Girls in the garage: gender and tradition in garage rock

Timonen, Sini Hannele (2008) Girls in the garage: gender and tradition in garage rock. (MA(R) thesis), Kingston University, .


This study approaches the genre of garage rock from a gendered point of view and is a contribution to gender studies in Music. The thesis discusses findings from interviews with contemporary female garage rock musicians in the contexts of previous research on women rock musicians and traditions in garage rock. I was initially influenced by Jill Halstead's work on women composers, and wished to apply a similar approach to garage rock. Mavis Bayton's Frock Rock: ‘Women Performing Popular Music’ (1998) and Mary Ann Clawson's article “Masculinity and Skill Acquisition in the Adolescent Rock Band” (1999) provided a model for the sociological dimension of my study, but I also wanted to discuss garage rock as a musical genre, with a particular focus on the gendered aesthetics of the style. When examining the garage rock as a (gendered) genre, Susan McClary's ‘Feminine Endings: Music, Gender and Sexuality’ (1991) and Michael Hicks' ‘Sixties Rock: Garage, Psychedelic and Other Satisfactions’ (1999) proved to be particularly useful. There is very little academic writing on garage rock and garage rock performers.

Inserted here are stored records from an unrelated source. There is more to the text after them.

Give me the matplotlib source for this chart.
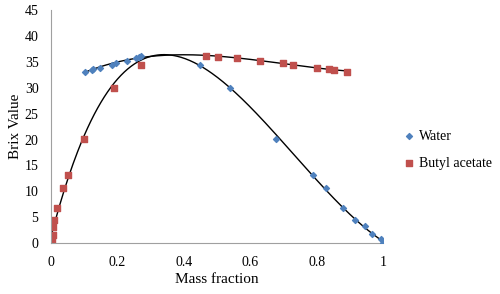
import numpy as np
import matplotlib
matplotlib.use('Agg')
import matplotlib.pyplot as plt

plt.rcParams['font.family'] = ['Liberation Serif', 'DejaVu Serif']

# Water: mass fraction vs Brix value
waterX = [0.102, 0.123, 0.127, 0.148, 0.183, 0.195, 0.228, 0.256, 0.266, 0.270,
          0.449, 0.539, 0.678, 0.788, 0.828, 0.880, 0.917, 0.947, 0.967, 0.993, 1.0]
waterY = [33.1, 33.5, 33.7, 33.9, 34.4, 34.7, 35.2, 35.7, 36.0, 36.2,
          34.4, 30.0, 20.1, 13.1, 10.7, 6.8, 4.4, 3.3, 1.7, 0.8, 0.1]

# Butyl acetate
butylX = [0.0, 0.002, 0.007, 0.005, 0.010, 0.017, 0.035, 0.050, 0.100, 0.190, 0.270,
          0.467, 0.504, 0.559, 0.630, 0.698, 0.728, 0.800, 0.838, 0.852, 0.893]
butylY = [0.0, 0.6, 1.5, 3.2, 4.4, 6.8, 10.6, 13.1, 20.1, 30.0, 34.3,
          36.1, 35.9, 35.8, 35.2, 34.7, 34.4, 33.9, 33.6, 33.5, 33.1]

# point where both trend curves meet
plaitX = [0.36]
plaitY = [36.4]

cWater = '#4F81BD'
cButyl = '#C0504D'


def splitBranches():
    # lower curve: butyl-rich side + water-rich side ; upper: the other ones
    wx, wy = np.array(waterX), np.array(waterY)
    bx, by = np.array(butylX), np.array(butylY)
    lowX = np.concatenate([bx[bx < 0.3], plaitX, wx[wx > 0.4]])
    lowY = np.concatenate([by[bx < 0.3], plaitY, wy[wx > 0.4]])
    upX = np.concatenate([wx[wx < 0.3], plaitX, bx[bx > 0.4]])
    upY = np.concatenate([wy[wx < 0.3], plaitY, by[bx > 0.4]])
    return (lowX, lowY), (upX, upY)


def main():
    fig = plt.figure(figsize=(5, 2.94), dpi=100)
    ax = fig.add_axes([0.102, 0.173, 0.664, 0.793])

    (lowX, lowY), (upX, upY) = splitBranches()
    wLow = np.where(lowX == plaitX[0], 4.0, 1.0)
    pLow = np.polyfit(lowX, lowY, 5, w=wLow)
    pUp = np.polyfit(upX, upY, 3)
    xs = np.linspace(lowX.min(), lowX.max(), 300)
    ax.plot(xs, np.polyval(pLow, xs), color='black', lw=1.0, zorder=1)
    xs = np.linspace(upX.min(), upX.max(), 300)
    ax.plot(xs, np.polyval(pUp, xs), color='black', lw=1.0, zorder=1)

    ax.scatter(waterX, waterY, marker='D', s=9, color=cWater, label='Water', zorder=3)
    ax.scatter(butylX, butylY, marker='s', s=16, color=cButyl, label='Butyl acetate', zorder=2)

    ax.set_xlim(0, 1)
    ax.set_ylim(0, 45)
    ax.set_xticks([0, 0.2, 0.4, 0.6, 0.8, 1])
    ax.set_xticklabels(['0', '0.2', '0.4', '0.6', '0.8', '1'])
    ax.set_yticks(range(0, 50, 5))
    ax.tick_params(length=0, labelsize=10, pad=9)
    ax.tick_params(axis='y', pad=9)
    for s in ['top', 'right']:
        ax.spines[s].set_visible(False)
    for s in ['left', 'bottom']:
        ax.spines[s].set_color('#A0A0A0')
    ax.set_xlabel('Mass fraction', fontsize=11, labelpad=3)
    ax.set_ylabel('Brix Value', fontsize=11, labelpad=2)

    ax.legend(loc='center left', bbox_to_anchor=(1.02, 0.4), frameon=False,
              fontsize=10, handletextpad=0.2, handlelength=1.0, labelspacing=1.0)

    plt.savefig('out.png', dpi=100)


if __name__ == "__main__":
    main()
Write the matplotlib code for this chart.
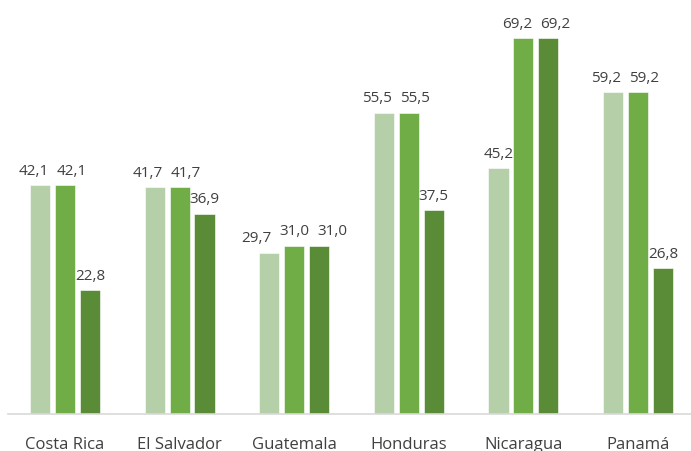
import numpy as np
import matplotlib.pyplot as plt

plt.rcParams['font.family'] = ['Open Sans', 'DejaVu Sans']

categories = ['Costa Rica', 'El Salvador', 'Guatemala', 'Honduras', 'Nicaragua', 'Panamá']
serie_1 = [42.1, 41.7, 29.7, 55.5, 45.2, 59.2]
serie_2 = [42.1, 41.7, 31.0, 55.5, 69.2, 59.2]
serie_3 = [22.8, 36.9, 31.0, 37.5, 69.2, 26.8]
colors = ['#B5D0A8', '#70AD47', '#5A8C37']

fig = plt.figure(figsize=(6.91, 4.52), dpi=100)
ax = fig.add_axes([7.7 / 691, 37 / 452, 687.6 / 691, 415 / 452])

x = np.arange(len(categories))
step = 0.218
series = [serie_1, serie_2, serie_3]
for i, (vals, c) in enumerate(zip(series, colors)):
    ax.bar(x + (i - 1) * step, vals, width=0.176, color=c, edgecolor='white', linewidth=0.4)

# data labels: spread neighbours apart when they sit at about the same height
min_gap = 0.33   # in category units (~38 px)
for g in range(len(categories)):
    vals = [s[g] for s in series]
    pos = [g + (i - 1) * step for i in range(3)]
    clusters = [[0]]
    for i in range(1, 3):
        if abs(vals[i] - vals[i - 1]) < 3 and pos[i] - pos[i - 1] < min_gap:
            clusters[-1].append(i)
        else:
            clusters.append([i])
    lx = list(pos)
    for cl in clusters:
        if len(cl) > 1:
            mid = np.mean([pos[i] for i in cl])
            for k, i in enumerate(cl):
                lx[i] = mid + (k - (len(cl) - 1) / 2) * min_gap
    for i in range(3):
        ax.text(lx[i], vals[i] + 1.4, f'{vals[i]:.1f}'.replace('.', ','),
                ha='center', va='bottom', fontsize=11, color='#404040')

ax.set_xlim(-0.5, len(categories) - 0.5)
ax.set_ylim(0, 76.4)
ax.set_xticks(x)
ax.set_xticklabels(categories, fontsize=12, color='#404040')
ax.tick_params(axis='x', length=0, pad=16)
ax.set_yticks([])
for s in ['top', 'right', 'left']:
    ax.spines[s].set_visible(False)
ax.spines['bottom'].set_color('#D9D9D9')
ax.spines['bottom'].set_linewidth(1.2)

fig.savefig('out.png', dpi=100)
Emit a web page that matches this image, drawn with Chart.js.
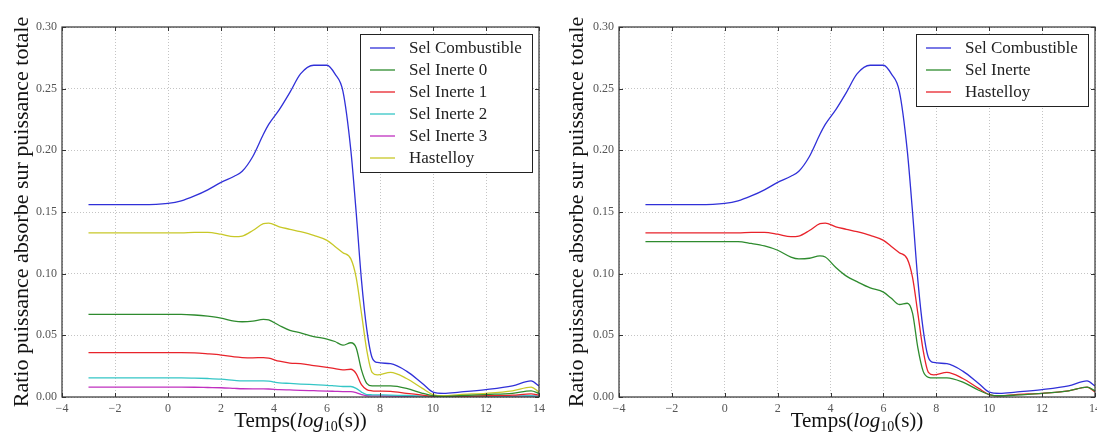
<!DOCTYPE html>
<html>
<head>
<meta charset="utf-8">
<script src="https://cdn.jsdelivr.net/npm/chart.js@4.4.1/dist/chart.umd.min.js"></script>
<style>
html, body { margin: 0; padding: 0; background: #fff; }
#wrap { position: relative; width: 1097px; height: 432px; }
.box { position: absolute; top: 0; height: 432px; }
</style>
</head>
<body>
<div id="wrap">
  <div class="box" style="left:0;width:548px"><canvas id="left"></canvas></div>
  <div class="box" style="left:548px;width:549px"><canvas id="right"></canvas></div>
</div>
<script>
// time axis, log10(s)
const tX = [-3, -2, -1, 0, 0.5, 1, 1.5, 2, 2.5, 2.8, 3.2, 3.6, 3.8, 4.2, 4.6, 5, 5.5, 6, 6.3, 6.6, 6.9, 7.1, 7.3, 7.5, 7.7, 7.9, 8.4, 9, 9.6, 10, 10.4, 11, 12, 13, 13.7, 14];

const selCombustible = [0.156, 0.156, 0.156, 0.157, 0.159, 0.163, 0.168, 0.174, 0.179, 0.183, 0.195, 0.213, 0.221, 0.233, 0.247, 0.262, 0.269, 0.269, 0.262, 0.248, 0.200, 0.150, 0.095, 0.055, 0.032, 0.028, 0.027, 0.021, 0.011, 0.004, 0.003, 0.004, 0.006, 0.009, 0.013, 0.009];
const selInerte0 = [0.067, 0.067, 0.067, 0.067, 0.067, 0.0665, 0.0655, 0.064, 0.0615, 0.061, 0.0615, 0.063, 0.0625, 0.058, 0.054, 0.052, 0.049, 0.047, 0.045, 0.042, 0.044, 0.040, 0.022, 0.011, 0.009, 0.009, 0.009, 0.007, 0.003, 0.001, 0.0005, 0.001, 0.002, 0.003, 0.005, 0.003];
const selInerte1 = [0.036, 0.036, 0.036, 0.036, 0.036, 0.0358, 0.035, 0.034, 0.0325, 0.032, 0.0318, 0.032, 0.0315, 0.029, 0.0275, 0.027, 0.0255, 0.024, 0.023, 0.022, 0.0225, 0.019, 0.010, 0.006, 0.005, 0.0048, 0.0045, 0.003, 0.0015, 0.0005, 0.0003, 0.0005, 0.001, 0.0015, 0.0025, 0.0015];
const selInerte2 = [0.0155, 0.0155, 0.0155, 0.0155, 0.0155, 0.0153, 0.015, 0.0145, 0.0135, 0.013, 0.013, 0.013, 0.0128, 0.0115, 0.011, 0.0105, 0.010, 0.0095, 0.009, 0.0085, 0.0085, 0.007, 0.004, 0.002, 0.0018, 0.0017, 0.0016, 0.0012, 0.0006, 0.0002, 0.0002, 0.0003, 0.0005, 0.0007, 0.001, 0.0006];
const selInerte3 = [0.008, 0.008, 0.008, 0.008, 0.008, 0.0079, 0.0077, 0.0075, 0.007, 0.0067, 0.0066, 0.0066, 0.0065, 0.006, 0.0057, 0.0054, 0.0051, 0.0048, 0.0046, 0.0044, 0.0044, 0.0036, 0.002, 0.001, 0.0009, 0.0009, 0.0008, 0.0006, 0.0003, 0.0001, 0.0001, 0.0002, 0.0003, 0.0005, 0.0008, 0.0005];
const hastelloy = [0.133, 0.133, 0.133, 0.133, 0.133, 0.1335, 0.1335, 0.132, 0.130, 0.1305, 0.135, 0.1405, 0.141, 0.138, 0.136, 0.134, 0.131, 0.127, 0.122, 0.117, 0.112, 0.097, 0.068, 0.038, 0.020, 0.018, 0.020, 0.015, 0.007, 0.002, 0.001, 0.002, 0.003, 0.005, 0.008, 0.004];
const selInerte = [0.126, 0.126, 0.126, 0.126, 0.126, 0.1245, 0.1225, 0.119, 0.1135, 0.112, 0.1125, 0.1145, 0.1135, 0.105, 0.098, 0.0935, 0.0885, 0.085, 0.080, 0.075, 0.076, 0.068, 0.040, 0.021, 0.016, 0.0155, 0.0155, 0.012, 0.0055, 0.002, 0.001, 0.0015, 0.003, 0.005, 0.008, 0.005];

const xTicks = [-4, -2, 0, 2, 4, 6, 8, 10, 12, 14];
const yTicks = [0, 0.05, 0.10, 0.15, 0.20, 0.25, 0.30];

const SERIF = '"Liberation Serif", "DejaVu Serif", serif';
const C = { blue: '#3030d8', green: '#2e8b2e', red: '#e8232b', cyan: '#35c6c6', magenta: '#c030c0', yellow: '#c8c828' };

function pts(ys){ return tX.map((x, i) => ({ x: x, y: ys[i] })); }
function line(label, ys, color){
    return { label: label, data: pts(ys), borderColor: color, backgroundColor: color, borderWidth: 1.3,
             pointRadius: 0, cubicInterpolationMode: 'monotone', fill: false };
}

// frame around the plot + inward tick marks (matplotlib classic look)
const frame = {
    id: 'frame',
    afterDatasetsDraw(chart){
        const ctx = chart.ctx, a = chart.chartArea, sx = chart.scales.x, sy = chart.scales.y;
        ctx.save();
        ctx.strokeStyle = '#333'; ctx.lineWidth = 1.2;
        ctx.strokeRect(a.left, a.top, a.right - a.left, a.bottom - a.top);
        ctx.lineWidth = 1;
        ctx.beginPath();
        xTicks.forEach(v => {
            const px = Math.round(sx.getPixelForValue(v)) + 0.5;
            ctx.moveTo(px, a.bottom); ctx.lineTo(px, a.bottom - 4);
            ctx.moveTo(px, a.top); ctx.lineTo(px, a.top + 4);
        });
        yTicks.forEach(v => {
            const py = Math.round(sy.getPixelForValue(v)) + 0.5;
            ctx.moveTo(a.left, py); ctx.lineTo(a.left + 4, py);
            ctx.moveTo(a.right, py); ctx.lineTo(a.right - 4, py);
        });
        ctx.stroke();
        ctx.restore();
    }
};

// boxed legend in the upper right, line samples
const boxLegend = {
    id: 'boxLegend',
    afterDraw(chart){
        const ctx = chart.ctx, a = chart.chartArea, ds = chart.data.datasets;
        ctx.save();
        ctx.font = '17px ' + SERIF;
        let tw = 0;
        ds.forEach(d => { tw = Math.max(tw, ctx.measureText(d.label).width); });
        const w = Math.max(172, 49 + tw + 8), h = ds.length * 22 + 6;
        const x0 = Math.round(a.right - 7 - w), y0 = Math.round(a.top + 7);
        ctx.fillStyle = '#fff';
        ctx.fillRect(x0, y0, w, h);
        ctx.strokeStyle = '#222'; ctx.lineWidth = 1;
        ctx.strokeRect(x0 + 0.5, y0 + 0.5, w, h);
        ctx.textBaseline = 'middle';
        ds.forEach((d, i) => {
            const cy = y0 + 14 + i * 22;
            ctx.strokeStyle = d.borderColor; ctx.lineWidth = 1.3;
            ctx.beginPath(); ctx.moveTo(x0 + 10, cy); ctx.lineTo(x0 + 35, cy); ctx.stroke();
            ctx.fillStyle = '#222';
            ctx.fillText(d.label, x0 + 49, cy + 1);
        });
        ctx.restore();
    }
};

// x axis title with italic log and subscript 10
const xTitle = {
    id: 'xTitle',
    afterDraw(chart){
        const ctx = chart.ctx, a = chart.chartArea;
        const parts = [
            { t: 'Temps(', f: '21px ' + SERIF, dy: 0 },
            { t: 'log', f: 'italic 21px ' + SERIF, dy: 0 },
            { t: '10', f: '14px ' + SERIF, dy: 4 },
            { t: '(s))', f: '21px ' + SERIF, dy: 0 }
        ];
        ctx.save();
        ctx.textBaseline = 'alphabetic';
        ctx.fillStyle = '#111';
        let total = 0;
        parts.forEach(p => { ctx.font = p.f; p.w = ctx.measureText(p.t).width; total += p.w; });
        let x = (a.left + a.right) / 2 - total / 2;
        const y = chart.height - 5;
        parts.forEach(p => { ctx.font = p.f; ctx.fillText(p.t, x, y + p.dy); x += p.w; });
        ctx.restore();
    }
};

function makeChart(id, datasets, yWidth, titlePad, padRight){
    return new Chart(document.getElementById(id), {
        type: 'line',
        data: { datasets: datasets },
        options: {
            responsive: true,
            maintainAspectRatio: false,
            animation: false,
            layout: { padding: { top: 27, right: padRight, left: 0, bottom: 0 } },
            plugins: { legend: { display: false }, tooltip: { enabled: false } },
            scales: {
                x: {
                    type: 'linear', min: -4, max: 14,
                    afterBuildTicks: s => { s.ticks = xTicks.map(v => ({ value: v })); },
                    afterFit: s => { s.height = 35; s.paddingLeft = 0; s.paddingRight = 0; },
                    ticks: {
                        callback: v => (v < 0 ? '\u2212' + Math.abs(v) : String(v)),
                        font: { family: SERIF, size: 12 }, color: '#555', padding: 5, maxRotation: 0
                    },
                    grid: { color: '#c4c4c4', lineWidth: 1, drawTicks: false },
                    border: { display: false, dash: [1, 2] }
                },
                y: {
                    min: 0, max: 0.30,
                    afterBuildTicks: s => { s.ticks = yTicks.map(v => ({ value: v })); },
                    afterFit: s => { s.width = yWidth; },
                    ticks: {
                        callback: v => Number(v).toFixed(2),
                        font: { family: SERIF, size: 12 }, color: '#555', padding: 5
                    },
                    grid: { color: '#c4c4c4', lineWidth: 1, drawTicks: false },
                    border: { display: false, dash: [1, 2] },
                    title: {
                        display: true, text: 'Ratio puissance absorbe sur puissance totale',
                        font: { family: SERIF, size: 22 }, color: '#111',
                        padding: { top: titlePad, bottom: 0 }
                    }
                }
            }
        },
        plugins: [frame, boxLegend, xTitle]
    });
}

makeChart('left', [
    line('Sel Combustible', selCombustible, C.blue),
    line('Sel Inerte 0', selInerte0, C.green),
    line('Sel Inerte 1', selInerte1, C.red),
    line('Sel Inerte 2', selInerte2, C.cyan),
    line('Sel Inerte 3', selInerte3, C.magenta),
    line('Hastelloy', hastelloy, C.yellow)
], 62, 9, 9);

makeChart('right', [
    line('Sel Combustible', selCombustible, C.blue),
    line('Sel Inerte', selInerte, C.green),
    line('Hastelloy', hastelloy, C.red)
], 71, 16, 2);
</script>
</body>
</html>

The aforementioned study by Michael Hicks, Eric James Abbey's ‘Garage Rock and Its Roots: Musical Rebels and the Drive for Individuality’ (2006) and five articles in various issues of Popular Music and Society featured some useful insights, but most of the material (with the exception of Abbey's study) dealt with 1960s American garage rock from a historical perspective and concentrated on well-known bands, shunning more recent developments and the grass-roots level of garage rock. Thus, I primarily relied on my interview results and my knowledge of the genre and the contemporary scene. In addition, although garage rock's “masculinity” is briefly mentioned in some of the articles, gender issues in garage rock, as such, have not previously been discussed in detail, and this is where my contribution lies.